Longtime Metra director and former state Sen. Jack Schaffer of Cary was skeptical about the merger plan. "I've never seen a committee of 21 people ever accomplish anything," he said.

The task force was convened by Gov. Pat Quinn. The group's reform ideas, which include dropping current funding formulas and either cutting pay or shrinking stipends for board members, are now in the hands of Quinn and the Illinois legislature.

Schaffer, who is finishing his term on Metra in June, said an unpaid board risks a situation where "staff calls the shots. I'm sure you'll find good people, but I'm also sure they won't put in 20 hours a week."

Schaffer also envisioned a scenario where the superagency moves into the RTA's old space on Jackson Avenue, 75 percent of RTA staff members end up working there, and "everyone gets a pay raise. The devil's in the details," he said.

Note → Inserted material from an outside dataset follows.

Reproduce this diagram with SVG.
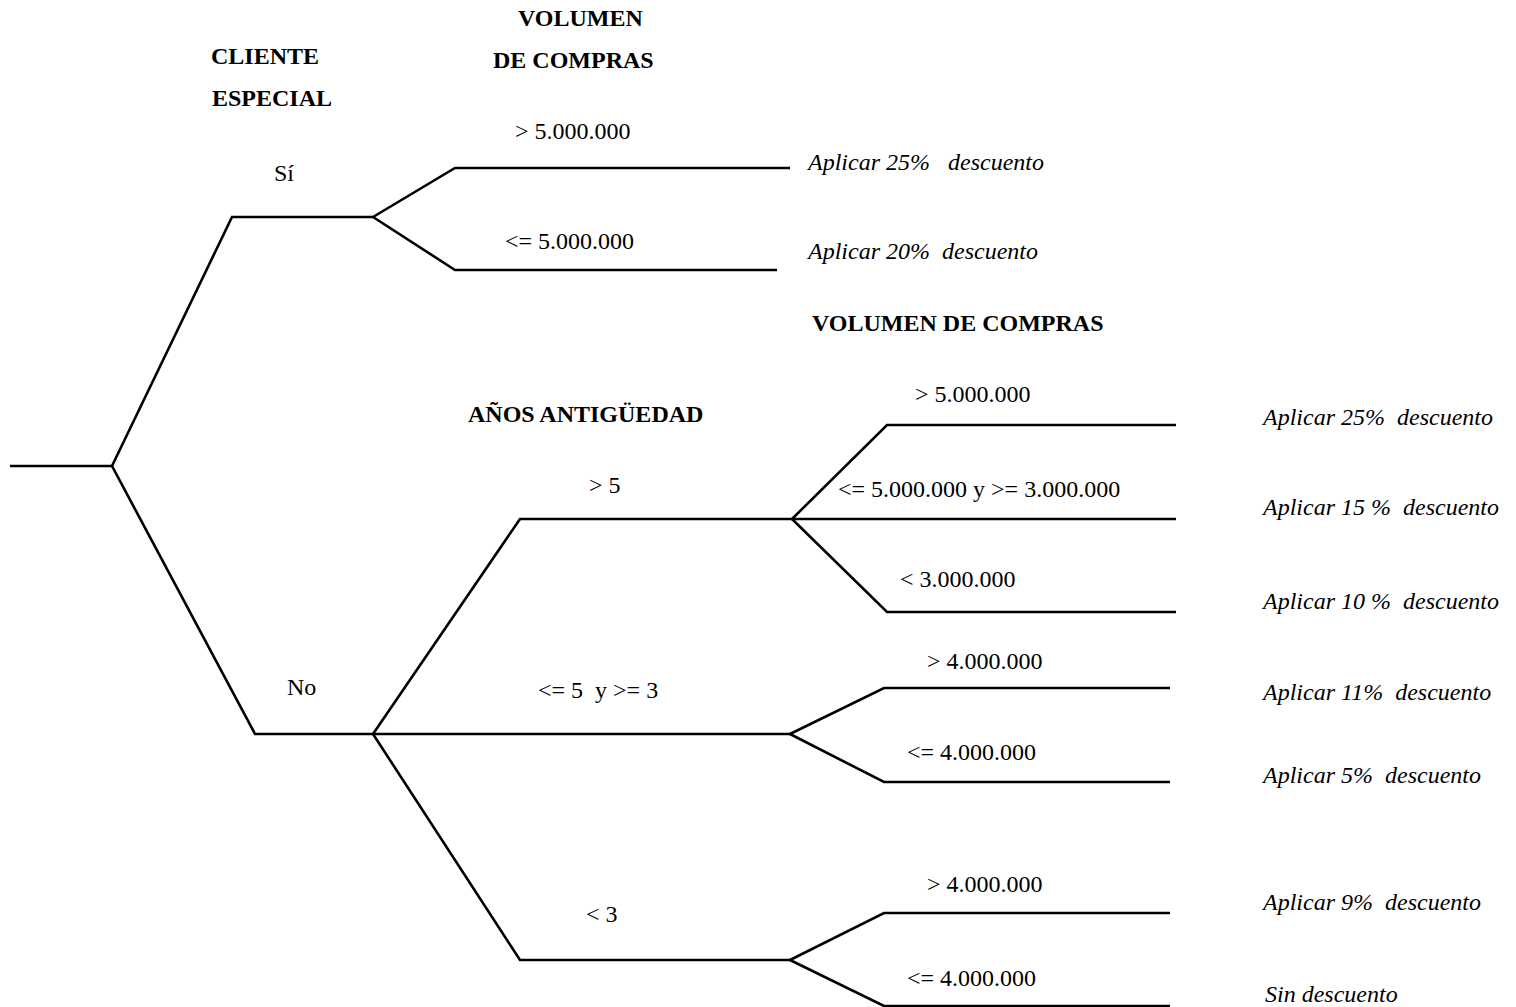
<svg xmlns="http://www.w3.org/2000/svg" width="1516" height="1007" viewBox="0 0 1516 1007">
  <style>
    .edge { fill: none; stroke: #000; stroke-width: 2.6; stroke-linejoin: miter; }
    text { font-family: "Liberation Serif", "Times New Roman", serif; font-size: 24px; fill: #000; white-space: pre; }
    .head { font-weight: bold; }
    .out { font-style: italic; }
  </style>
  <rect width="1516" height="1007" fill="#fff"/>

  <!-- column headings -->
  <g id="headings">
    <text class="head" x="211" y="64">CLIENTE</text>
    <text class="head" x="212" y="106">ESPECIAL</text>
    <text class="head" x="518" y="26">VOLUMEN</text>
    <text class="head" x="493" y="68">DE COMPRAS</text>
    <text class="head" x="812" y="331">VOLUMEN DE COMPRAS</text>
    <text class="head" x="468" y="422">AÑOS ANTIGÜEDAD</text>
  </g>

  <!-- tree branches -->
  <g id="connectors">
    <path class="edge" d="M10,466 H112"/>
    <path class="edge" d="M112,466 L232,217 H373"/>
    <path class="edge" d="M112,466 L255,734 H373"/>
    <!-- special client: purchase volume -->
    <path class="edge" d="M373,217 L455,168 H790"/>
    <path class="edge" d="M373,217 L455,270 H777"/>
    <!-- regular client: years of seniority -->
    <path class="edge" d="M373,734 L520,519 H792"/>
    <path class="edge" d="M373,734 H790"/>
    <path class="edge" d="M373,734 L520,960 H790"/>
    <!-- more than 5 years -->
    <path class="edge" d="M792,519 L887,425 H1176"/>
    <path class="edge" d="M792,519 H1176"/>
    <path class="edge" d="M792,519 L887,612 H1176"/>
    <!-- 3 to 5 years -->
    <path class="edge" d="M790,734 L884,688 H1170"/>
    <path class="edge" d="M790,734 L884,782 H1170"/>
    <!-- under 3 years -->
    <path class="edge" d="M790,960 L884,913 H1170"/>
    <path class="edge" d="M790,960 L884,1006 H1170"/>
  </g>

  <!-- branch conditions -->
  <g id="conditions">
    <text x="274" y="181">Sí</text>
    <text x="287" y="695">No</text>
    <text x="515" y="139">&gt; 5.000.000</text>
    <text x="505" y="249">&lt;= 5.000.000</text>
    <text x="589" y="493">&gt; 5</text>
    <text x="538" y="698">&lt;= 5  y &gt;= 3</text>
    <text x="586" y="922">&lt; 3</text>
    <text x="915" y="402">&gt; 5.000.000</text>
    <text x="838" y="497">&lt;= 5.000.000 y &gt;= 3.000.000</text>
    <text x="900" y="587">&lt; 3.000.000</text>
    <text x="927" y="669">&gt; 4.000.000</text>
    <text x="907" y="760">&lt;= 4.000.000</text>
    <text x="927" y="892">&gt; 4.000.000</text>
    <text x="907" y="986">&lt;= 4.000.000</text>
  </g>

  <!-- outcomes -->
  <g id="outcomes">
    <text class="out" x="808" y="170">Aplicar 25%   descuento</text>
    <text class="out" x="808" y="259">Aplicar 20%  descuento</text>
    <text class="out" x="1263" y="425">Aplicar 25%  descuento</text>
    <text class="out" x="1263" y="515">Aplicar 15 %  descuento</text>
    <text class="out" x="1263" y="609">Aplicar 10 %  descuento</text>
    <text class="out" x="1263" y="700">Aplicar 11%  descuento</text>
    <text class="out" x="1263" y="783">Aplicar 5%  descuento</text>
    <text class="out" x="1263" y="910">Aplicar 9%  descuento</text>
    <text class="out" x="1265" y="1002">Sin descuento</text>
  </g>
</svg>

The task force suggested that the chairmen of the six counties and Chicago mayor select 15 out of the 21 superagency board members. The governor would appoint the other five and the chairman.

That may or may not be "good news for the suburbs," depending on who the governor is, Schaffer said.

"Who would Gov. (Rod) Blagojevich have appointed?" Schaffer said, referring to the former Democratic governor convicted of corruption. "From the Democrat point of view, who would Gov. Bruce Rauner appoint?" he wondered, referring to the Republican candidate for governor.

Among the ethics reforms are background checks and the ability to remove board members for misconduct, plus a firewall between the agency and lawmakers to avoid pressure over hiring and purchasing.